Hazel and Lavonne

     It’s all about accidents and chance.  Did you ever run across some rediscovered artist online: some songwriter ignored in her own day whose friends preserved her manuscripts and recordings or author whose stories and poems were published in cheap, quickly discarded magazines?  Years later, someone comes along and says “Hey, look at this!” and brings out the results to bring the originator some posthumous fame?  That’s a wonderful thing, but what about those artists whose manuscripts went into recycling, whose paintings were burned to make room in a warehouse, and whose tapes were erased so they could be reused?  Those make the survivals all the more amazing.

     Anyhow, the face smiling at you at the top of this column is Lavonne (Lenins? Levins?  Levine?) at the age of 2 years and 1 month, in Des Moines, Iowa in December of 1915.  We know this because someone wrote it on the back of the RPPC (Real Photo Postcard) which was printed for sending out to the family.  If you are one of those highly specialized blogreaders, used to scanning everything you find on the Interwebs for inconsistencies and things that don’t sound right, you may be objecting, “Yeah, I see her name and age, but where do you get 1915 and Des Moines out of that?”

     I don’t.  Instead I marvel at the accident which saw related postcards survive together to be bought by me.  For HERE is Lavonne with her little brother Darrell eight months later.  And, once again, useful information has been added at the back.

     We even get the address of that house in Des Moines, which MIGHT, if I wanted to exhaust myself in research, add useful details on that last name.  But there’s no hint whether they owned the house or rented, and records of a family that lived there for only a short time…what?  How do I know THAT?

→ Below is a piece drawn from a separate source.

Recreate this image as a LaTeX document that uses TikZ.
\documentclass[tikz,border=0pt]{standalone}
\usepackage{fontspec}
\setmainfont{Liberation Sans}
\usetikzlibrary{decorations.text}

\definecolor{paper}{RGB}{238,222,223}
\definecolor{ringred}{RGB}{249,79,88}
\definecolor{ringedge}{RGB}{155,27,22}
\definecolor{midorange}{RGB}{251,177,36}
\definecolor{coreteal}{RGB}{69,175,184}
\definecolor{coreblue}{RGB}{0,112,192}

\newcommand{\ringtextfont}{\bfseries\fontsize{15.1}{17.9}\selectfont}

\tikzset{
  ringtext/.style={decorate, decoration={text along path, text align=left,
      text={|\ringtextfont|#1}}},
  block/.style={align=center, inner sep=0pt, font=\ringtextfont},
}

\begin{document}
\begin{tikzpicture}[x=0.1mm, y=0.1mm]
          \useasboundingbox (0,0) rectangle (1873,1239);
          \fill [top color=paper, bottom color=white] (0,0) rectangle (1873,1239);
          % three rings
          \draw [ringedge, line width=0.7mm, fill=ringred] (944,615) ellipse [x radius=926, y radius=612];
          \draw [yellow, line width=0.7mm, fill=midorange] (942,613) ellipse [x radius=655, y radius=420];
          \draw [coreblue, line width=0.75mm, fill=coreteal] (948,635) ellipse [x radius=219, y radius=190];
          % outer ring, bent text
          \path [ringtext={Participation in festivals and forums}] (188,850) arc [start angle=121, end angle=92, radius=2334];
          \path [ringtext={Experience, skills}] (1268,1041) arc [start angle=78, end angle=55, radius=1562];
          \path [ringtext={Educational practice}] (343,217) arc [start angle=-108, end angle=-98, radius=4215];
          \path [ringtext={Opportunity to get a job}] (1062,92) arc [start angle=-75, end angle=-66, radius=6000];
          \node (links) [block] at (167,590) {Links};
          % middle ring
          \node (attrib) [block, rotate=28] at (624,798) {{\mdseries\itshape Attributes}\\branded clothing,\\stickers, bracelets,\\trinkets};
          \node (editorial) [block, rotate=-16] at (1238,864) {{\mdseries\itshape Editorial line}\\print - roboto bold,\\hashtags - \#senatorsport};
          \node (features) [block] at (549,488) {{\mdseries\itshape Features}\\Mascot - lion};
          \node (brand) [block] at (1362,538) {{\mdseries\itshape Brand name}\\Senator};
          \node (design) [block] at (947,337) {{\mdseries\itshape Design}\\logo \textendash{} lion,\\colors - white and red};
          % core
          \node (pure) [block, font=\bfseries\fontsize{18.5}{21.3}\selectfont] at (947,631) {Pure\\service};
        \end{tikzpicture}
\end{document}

       Well, again by mere chance, here are Lavonne and Darrell roughly two years later.  Lavonne has maintained her smile and either Darrell dislikes having hs picture taken, or knows he is starting on a life as straight man.  Now, id I had been paying attention to online auctions, there might be more of this story (these three came in two different auctions from the same seller) but I am perfectly happy to leave Lavonne and Darrell in 1918, without necessarily pursuing the next hundred and six years.

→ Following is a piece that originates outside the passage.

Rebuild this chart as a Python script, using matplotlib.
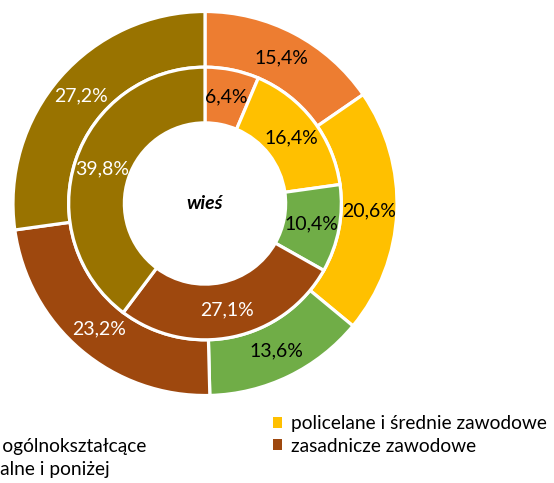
import matplotlib
matplotlib.use("Agg")
import matplotlib.pyplot as plt
from matplotlib.patches import Patch

categories = ["wyższe", "policelane i średnie zawodowe", "średnie ogólnokształcące",
              "zasadnicze zawodowe", "gimnazjalne i poniżej"]
colors = ["#ED7D31", "#FFC000", "#70AD47", "#9E480E", "#997300"]
outer_vals = [15.4, 20.6, 13.6, 23.2, 27.2]
inner_vals = [6.4, 16.4, 10.4, 27.1, 39.8]
label_colors = ["black", "black", "black", "white", "white"]

plt.rcParams["font.family"] = ["Lato", "DejaVu Sans"]

W, H = 554, 483
fig = plt.figure(figsize=(W / 100, H / 100), dpi=100)

# pie axes placed by pixel centre/radius
cx, cy, R = 205, 203.5, 192
ax = fig.add_axes([(cx - R) / W, 1 - (cy + R) / H, 2 * R / W, 2 * R / H])
ax.set_aspect("equal")
ax.axis("off")

ring_w = 0.29
edge = dict(edgecolor="white", linewidth=2.3)

def fmt(v):
    return f"{v:.1f}".replace(".", ",") + "%"

for vals, radius in [(outer_vals, 1.0), (inner_vals, 1.0 - ring_w)]:
    wedges, texts = ax.pie(vals, radius=radius, colors=colors, startangle=90,
                           counterclock=False,
                           wedgeprops=dict(width=ring_w, **edge),
                           labels=[fmt(v) for v in vals],
                           labeldistance=(radius - ring_w / 2) / radius,
                           textprops=dict(fontsize=14))
    for t, c in zip(texts, label_colors):
        t.set_color(c)
        t.set_ha("center")
        t.set_va("center")

ax.set_xlim(-1, 1)
ax.set_ylim(-1, 1)
ax.text(0, 0, "wieś", ha="center", va="center", fontsize=14,
        fontweight="bold", fontstyle="italic")

# legend: two columns drawn as separate legends so their x can be set exactly
fs = 13.8
renderer = fig.canvas.get_renderer()
probe = fig.text(0, 0, "średnie ", fontsize=fs)
prefix_w = probe.get_window_extent(renderer).width
probe.remove()

leg_kw = dict(loc="upper left", frameon=False, fontsize=fs,
              handlelength=0.5, handleheight=0.5, handletextpad=0.45,
              labelspacing=0.3, borderaxespad=0, borderpad=0)
marker_gap = 0.95 * fs * 100 / 72  # handle + pad width in px
top = 1 - 415 / H

col1 = [0, 2, 4]
col2 = [1, 3]
x1 = 2 - prefix_w - marker_gap
x2 = 291 - marker_gap
for idx, x in [(col1, x1), (col2, x2)]:
    lg = fig.legend([Patch(facecolor=colors[i], edgecolor="none") for i in idx],
                    [categories[i] for i in idx],
                    bbox_to_anchor=(x / W, top), **leg_kw)

fig.savefig("out.png", dpi=100)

     For example, here is Hazel Ann, also photographed in 1918.  That’s all anybody wrote on this RPPC, but here I can cheat.  I knew the original owner of these cards, who was Hazel Ann’s little sister, born in 1924.  So, with a last name, I was able to find out what became of Hazel Ann.

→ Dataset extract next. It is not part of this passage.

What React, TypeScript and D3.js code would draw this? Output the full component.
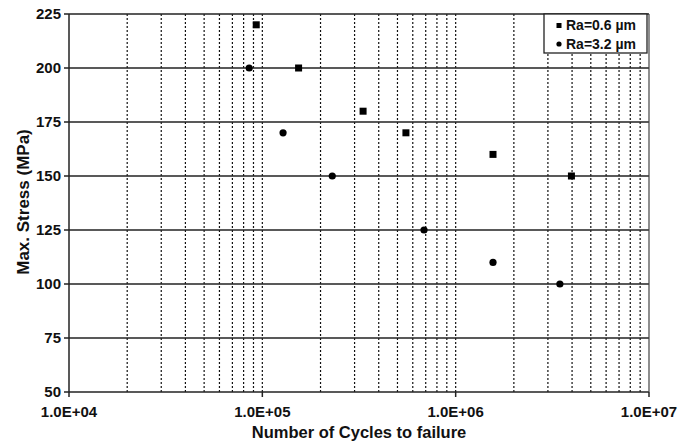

     Hazel Ann, shown again in 1918 with a protective older brother, never married, and worked her way up through a number of clerical jobs to become chief recordkeeper and motivational power behind a big city not-for-profit, and marketing director for a for-profit, all of which earned her a laudatory obituary.  Worth remembering.  And so, I suppose, is the brother who was buried with what remained of the rest of his crew when his bomber was shot down in France during World War II.

     Remember, all ye would-be rediscovered artists: the key to a happy ending is knowing when to stop the story.